MINNEAPOLIS (WCCO) — When it comes to prescription drugs, generics aren’t like the old scratchy paper towels with the black and white labels. Lipitor’s patent protection just expired, and the Food and Drug Administration is allowing two companies to produce generics for the next six months.
But with Lipitor making so much money over the years, why does it take so long for a generic to be allowed on the market?
“Typically patent protection lasts about 20 years,” said Brian Kolling, PharmD, the senior director of trend forecasting for OptumRX, a Minnetonka-based health insurer.
Patent protection is a complicated issue, with many moving parts, said Kolling, with litigation often surrounding each expiration.
“In the next year, several more multibillion-dollar drugs will go generic,” said Kolling.
Here’s how the process works: when an innovator company discovers a drug, they file a patent. The FDA allows generic drug manufacturers to file an “abbreviated new drug application” which lets them produce a generic drug without doing full clinical trials.
The patent protection protects the innovator company, which can spend $1 billion, according to Kolling, to bring a new drug to market.
“There are a lot of drugs that never make it to market. They maybe make it half way and then there’s a safety issue, or it doesn’t work,” he said.
So the government gives them a 20-year patent protection, but the clock starts ticking on that far before the drug comes to market.

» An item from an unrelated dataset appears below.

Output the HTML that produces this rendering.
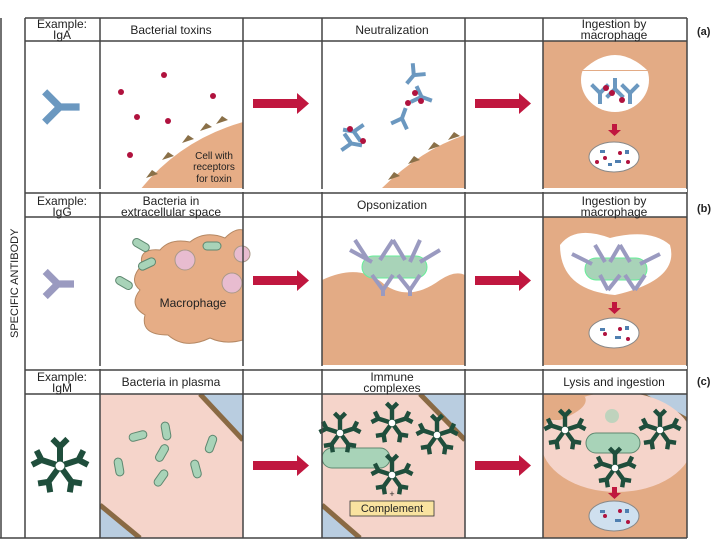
<!DOCTYPE html>
<html><head><meta charset="utf-8"><style>
html,body{margin:0;padding:0;background:#fff}
svg{display:block}
text{font-family:"Liberation Sans",sans-serif;fill:#222}
</style></head><body>
<svg width="720" height="540" viewBox="0 0 720 540" xmlns="http://www.w3.org/2000/svg">
<defs>
<g id="yb"><path d="M0,0 L0,-9 L-7,-16 M0,-9 L7,-16" stroke="#6b98c0" stroke-width="4" fill="none" stroke-linecap="square"/></g>
<g id="yg"><path d="M0,0 L0,-9 L-7,-16 M0,-9 L7,-16" stroke="#9a9ac0" stroke-width="4" fill="none"/></g>
<g id="star"><g stroke="#1f4e3c" stroke-width="4" fill="none">
<path d="M0,0 L0,-14 M-5,-18 L0,-13 L5,-18"/>
<path d="M0,0 L0,-14 M-5,-18 L0,-13 L5,-18" transform="rotate(72)"/>
<path d="M0,0 L0,-14 M-5,-18 L0,-13 L5,-18" transform="rotate(144)"/>
<path d="M0,0 L0,-14 M-5,-18 L0,-13 L5,-18" transform="rotate(216)"/>
<path d="M0,0 L0,-14 M-5,-18 L0,-13 L5,-18" transform="rotate(288)"/></g>
<circle r="3" fill="#fff"/></g>
<g id="arr"><rect x="0" y="-4" width="45" height="9" fill="#c0173f"/><path d="M44,-10 L56,0.5 L44,11 Z" fill="#c0173f"/></g>
<g id="bac"><rect x="-9" y="-4" width="18" height="8" rx="4" fill="#a8d3b8" stroke="#5e8870" stroke-width="1"/></g>
</defs>

<clipPath id="c2"><rect x="100" y="394" width="143" height="144"/></clipPath>
<g clip-path="url(#c2)">
<rect x="100" y="394" width="143" height="144" fill="#f5d4ca"/>
<path d="M200,394 L243,394 L243,440 Z" fill="#b9cde0"/><path d="M200,394 L243,440" stroke="#8a6a44" stroke-width="5"/>
<path d="M100,505 L100,538 L140,538 Z" fill="#b9cde0"/><path d="M100,505 L140,538" stroke="#8a6a44" stroke-width="5"/>
</g>
<clipPath id="c4"><rect x="322" y="394" width="143" height="144"/></clipPath>
<g clip-path="url(#c4)">
<rect x="322" y="394" width="143" height="144" fill="#f5d4ca"/>
<path d="M420,394 L465,394 L465,440 Z" fill="#b9cde0"/><path d="M420,394 L465,440" stroke="#8a6a44" stroke-width="5"/>
<path d="M322,505 L322,538 L360,538 Z" fill="#b9cde0"/><path d="M322,505 L360,538" stroke="#8a6a44" stroke-width="5"/>
</g>
<clipPath id="c6"><rect x="543" y="394" width="144" height="144"/></clipPath>
<g clip-path="url(#c6)">
<rect x="543" y="394" width="144" height="144" fill="#e3ab85"/>
<path d="M640,394 L687,394 L687,420 Z" fill="#b9cde0"/><path d="M640,394 L687,420" stroke="#8a6a44" stroke-width="5"/>
<ellipse cx="617" cy="442" rx="76" ry="50" fill="#f5d4ca"/>
<path d="M543,420 Q560,395 585,397 Q590,408 560,420 Z" fill="#e3ab85"/>
</g>

<clipPath id="c2a"><rect x="100" y="41" width="143" height="147"/></clipPath>
<g clip-path="url(#c2a)">
<path d="M140,190 Q180,140 243,122 L243,190 Z" fill="#e6ad86"/>
<g fill="#8a7048"><path d="M146,178 l6,-8 l6,4 z"/><path d="M162,160 l6,-8 l6,4 z"/><path d="M182,143 l6,-8 l6,4 z"/><path d="M200,131 l6,-8 l6,4 z"/><path d="M216,124 l6,-8 l6,4 z"/></g>
</g>
<text x="214" y="159" font-size="10" text-anchor="middle">Cell with</text>
<text x="214" y="170" font-size="10" text-anchor="middle">receptors</text>
<text x="214" y="182" font-size="10" text-anchor="middle">for toxin</text>
<g fill="#b0123e"><circle cx="164" cy="75" r="3"/><circle cx="121" cy="92" r="3"/><circle cx="213" cy="96" r="3"/><circle cx="137" cy="117" r="3"/><circle cx="168" cy="121" r="3"/><circle cx="130" cy="155" r="3"/></g>

<clipPath id="c4a"><rect x="322" y="41" width="143" height="147"/></clipPath>
<g clip-path="url(#c4a)">
<path d="M380,190 Q420,150 465,135 L465,190 Z" fill="#e6ad86"/>
<g fill="#8a7048"><path d="M388,180 l6,-8 l6,4 z"/><path d="M408,164 l6,-8 l6,4 z"/><path d="M428,150 l6,-8 l6,4 z"/><path d="M448,140 l6,-8 l6,4 z"/></g>
</g>
<g transform="translate(408,82) rotate(40)"><use href="#yb"/></g>
<g transform="translate(430,100) rotate(-70)"><use href="#yb"/></g>
<g transform="translate(405,110) rotate(200)"><use href="#yb"/></g>
<g transform="translate(345,130) rotate(100)"><use href="#yb"/></g>
<g transform="translate(360,145) rotate(-80)"><use href="#yb"/></g>
<g fill="#b0123e"><circle cx="415" cy="93" r="3"/><circle cx="408" cy="103" r="3"/><circle cx="421" cy="101" r="3"/><circle cx="350" cy="129" r="3"/><circle cx="363" cy="141" r="3"/></g>

<rect x="543" y="41" width="144" height="147" fill="#e3ab85"/>
<ellipse cx="615" cy="80" rx="34" ry="32" fill="#fff"/>
<rect x="582" y="41" width="66" height="30" fill="#e3ab85"/>
<path d="M583,70 Q615,40 647,70" fill="#fff"/>
<g transform="translate(600,102)"><use href="#yb"/></g>
<g transform="translate(630,102)"><use href="#yb"/></g>
<g transform="translate(615,80) rotate(180)"><use href="#yb"/></g>
<g fill="#b0123e"><circle cx="612" cy="93" r="3"/><circle cx="622" cy="100" r="3"/><circle cx="606" cy="88" r="3"/></g>
<rect x="612" y="124" width="5" height="6" fill="#c0173f"/><path d="M608,130 L621,130 L614.5,136 Z" fill="#c0173f"/>
<ellipse cx="614" cy="157" rx="25" ry="15" fill="#fff" stroke="#888"/>
<g fill="#4f7fb0"><rect x="600" y="150" width="5" height="3"/><rect x="615" y="160" width="6" height="3"/><rect x="608" y="163" width="4" height="3"/><rect x="625" y="150" width="4" height="4"/></g>
<g fill="#b0123e"><circle cx="605" cy="158" r="2"/><circle cx="620" cy="153" r="2"/><circle cx="628" cy="162" r="2"/><circle cx="597" cy="162" r="2"/></g>

<path d="M142,265 Q138,248 160,250 Q170,238 190,242 Q205,230 225,238 Q235,228 243,230 L243,340 Q225,345 210,338 Q185,350 168,335 Q140,335 145,315 Q128,305 140,290 Q128,280 142,265 Z" fill="#e6ad86" stroke="#b58863"/>
<circle cx="185" cy="260" r="10" fill="#e8bcd0" stroke="#a98"/>
<circle cx="232" cy="283" r="10" fill="#e8bcd0" stroke="#a98"/>
<circle cx="242" cy="254" r="8" fill="#e8bcd0" stroke="#a98"/>
<text x="193" y="307" font-size="12" text-anchor="middle">Macrophage</text>
<g transform="translate(141,245) rotate(30)"><use href="#bac"/></g>
<g transform="translate(212,246)"><use href="#bac"/></g>
<g transform="translate(147,264) rotate(-25)"><use href="#bac"/></g>
<g transform="translate(124,283) rotate(30)"><use href="#bac"/></g>

<path d="M322,280 Q360,262 385,285 Q410,302 440,280 Q455,270 465,275 L465,365 L322,365 Z" fill="#e3ab85"/>
<rect x="362" y="256" width="65" height="22" rx="11" fill="#a8d3b8" stroke="#6e9"/>
<g stroke="#9a9ac0" stroke-width="4" fill="none">
<path d="M350,250 L372,262 M355,240 L368,260 M393,240 L380,260 M393,240 L405,260 M420,240 L410,262 M440,250 L420,262 M372,275 L383,290 L383,296 M393,275 L383,290 M398,275 L410,290 L410,296 M420,275 L410,290"/>
</g>

<rect x="543" y="217" width="144" height="148" fill="#e3ab85"/>
<path d="M560,245 Q575,225 610,238 Q650,228 670,245 Q680,280 615,295 Q560,290 560,245 Z" fill="#fff"/>
<rect x="585" y="258" width="62" height="22" rx="11" fill="#a8d3b8" stroke="#6e9"/>
<g stroke="#9a9ac0" stroke-width="4" fill="none">
<path d="M572,254 L592,264 M595,245 L605,262 M620,245 L610,262 M620,245 L630,262 M660,254 L640,264 M600,275 L608,290 M620,275 L608,290 M625,275 L635,290 M645,275 L635,290"/>
</g>
<rect x="612" y="302" width="5" height="6" fill="#c0173f"/><path d="M608,308 L621,308 L614.5,314 Z" fill="#c0173f"/>
<ellipse cx="614" cy="333" rx="25" ry="15" fill="#fff" stroke="#888"/>
<g fill="#4f7fb0"><rect x="600" y="328" width="5" height="3"/><rect x="615" y="336" width="6" height="3"/><rect x="625" y="326" width="4" height="4"/></g>
<g fill="#b0123e"><circle cx="605" cy="334" r="2"/><circle cx="620" cy="329" r="2"/><circle cx="628" cy="339" r="2"/></g>

<g transform="translate(166,431) rotate(80)"><use href="#bac"/></g>
<g transform="translate(138,436) rotate(-15)"><use href="#bac"/></g>
<g transform="translate(162,453) rotate(-60)"><use href="#bac"/></g>
<g transform="translate(119,467) rotate(80)"><use href="#bac"/></g>
<g transform="translate(161,478) rotate(-55)"><use href="#bac"/></g>
<g transform="translate(196,469) rotate(75)"><use href="#bac"/></g>
<g transform="translate(211,444) rotate(-70)"><use href="#bac"/></g>

<rect x="322" y="448" width="68" height="20" rx="10" fill="#a8d3b8" stroke="#5e8870"/>
<g transform="translate(392,423) scale(1.1)"><use href="#star"/></g>
<g transform="translate(437,435) scale(1.1)"><use href="#star"/></g>
<g transform="translate(392,475) scale(1.1)"><use href="#star"/></g>
<g transform="translate(340,433) scale(1.1)"><use href="#star"/></g>
<text x="392" y="497" font-size="9" text-anchor="middle">+</text>
<rect x="350" y="501" width="84" height="15" fill="#f9e3a0" stroke="#333" stroke-width="0.8"/>
<text x="392" y="512" font-size="11" text-anchor="middle">Complement</text>

<rect x="586" y="433" width="54" height="20" rx="10" fill="#a8d3b8" stroke="#5e8870"/>
<circle cx="612" cy="416" r="7" fill="#a8d3b8" opacity="0.7"/>
<g transform="translate(565,430) scale(1.1)"><use href="#star"/></g>
<g transform="translate(660,430) scale(1.1)"><use href="#star"/></g>
<g transform="translate(615,468) scale(1.1)"><use href="#star"/></g>
<rect x="612" y="487" width="5" height="6" fill="#c0173f"/><path d="M608,493 L621,493 L614.5,499 Z" fill="#c0173f"/>
<ellipse cx="614" cy="516" rx="25" ry="15" fill="#cfe0ef" stroke="#888"/>
<g fill="#4f7fb0"><rect x="600" y="510" width="5" height="3"/><rect x="615" y="519" width="6" height="3"/><rect x="625" y="509" width="4" height="4"/></g>
<g fill="#b0123e"><circle cx="605" cy="516" r="2"/><circle cx="620" cy="511" r="2"/><circle cx="628" cy="522" r="2"/></g>

<g transform="translate(76,107) rotate(-90) scale(1.8)"><use href="#yb"/></g>
<g transform="translate(74,284) rotate(-90) scale(1.8)"><use href="#yg"/></g>
<g transform="translate(60,466) scale(1.5)"><use href="#star"/></g>

<use href="#arr" x="253" y="103"/>
<use href="#arr" x="475" y="103"/>
<use href="#arr" x="253" y="280"/>
<use href="#arr" x="475" y="280"/>
<use href="#arr" x="253" y="465"/>
<use href="#arr" x="475" y="465"/>

<g stroke="#444" stroke-width="1.5" fill="none">
<line x1="1" y1="18" x2="1" y2="538"/>
<line x1="25" y1="18" x2="25" y2="538"/>
<line x1="100" y1="18" x2="100" y2="538"/>
<line x1="243" y1="18" x2="243" y2="538"/>
<line x1="322" y1="18" x2="322" y2="538"/>
<line x1="465" y1="18" x2="465" y2="538"/>
<line x1="543" y1="18" x2="543" y2="538"/>
<line x1="687" y1="18" x2="687" y2="538"/>
<line x1="25" y1="18" x2="687" y2="18"/>
<line x1="25" y1="41" x2="687" y2="41"/>
<line x1="25" y1="193" x2="687" y2="193"/>
<line x1="25" y1="217" x2="687" y2="217"/>
<line x1="25" y1="370" x2="687" y2="370"/>
<line x1="25" y1="394" x2="687" y2="394"/>
<line x1="0" y1="538" x2="687" y2="538"/>
</g>
<rect x="26" y="189" width="661" height="3" fill="#fff"/>
<rect x="26" y="366" width="661" height="3" fill="#fff"/>

<g font-size="12" text-anchor="middle">
<text x="62" y="28">Example:</text><text x="62" y="39">IgA</text>
<text x="171" y="34">Bacterial toxins</text>
<text x="392" y="34">Neutralization</text>
<text x="614" y="28">Ingestion by</text><text x="614" y="39">macrophage</text>
<text x="62" y="205">Example:</text><text x="62" y="216">IgG</text>
<text x="171" y="205">Bacteria in</text><text x="171" y="216">extracellular space</text>
<text x="392" y="209">Opsonization</text>
<text x="614" y="205">Ingestion by</text><text x="614" y="216">macrophage</text>
<text x="62" y="381">Example:</text><text x="62" y="392">IgM</text>
<text x="171" y="386">Bacteria in plasma</text>
<text x="392" y="381">Immune</text><text x="392" y="392">complexes</text>
<text x="614" y="386">Lysis and ingestion</text>
</g>
<g font-size="11" font-weight="bold">
<text x="697" y="35">(a)</text><text x="697" y="212">(b)</text><text x="697" y="385">(c)</text>
</g>
<text transform="translate(18,338) rotate(-90)" font-size="11">SPECIFIC ANTIBODY</text>
</svg>
</body></html>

“It’s not just the time on the market, it’s all the time in development. For a drug like Lipitor, it took about 6 to 7 years in clinical research before it was approved by the FDA so it really got about a 14 year patent life,” said Waller.
He said for some drugs, it may be too long, for other drugs it isn’t long enough of an exclusive time period. For very technical drugs targeted to a relatively small client-base, 20 years may not be enough of an incentive to spend the money up front, he said.
When a company does get approved to produce a generic, the first company in gets six months of exclusive access to the market.
“They can price it how they wish, market how they wish,” said Kolling.
And typically that price isn’t much lower than the price of the branded product.
Insurance companies often still treat “first generic” that like a brand name product, requiring members to pay the brand name drug co-pay.
“After six months all bets are off. All companies with approval can bring the drug to market. You’ll see 5 to 15 generics on the market,” he said.
“You won’t see significant cost savings for Lipitor today. In six months, the price will drop significantly,” he explained.
Ten drugs, including Lipitor, are in the pipeline to go generic in the next 12 months.
In 2010, Lipitor had $7.2 billion in sales. Plavix ($6.1 billion), Seroquel ($4.35 billion), Singulair ($4.1 billion), Diovan/Diovan HCT ($3.5 billion), Actos ($3.5 billion), Zyprexa ($3 billion), Lexapro ($2.8 billion), Tricor ($1.3 billion), and Geodon ($1.3 billion) will all become generic.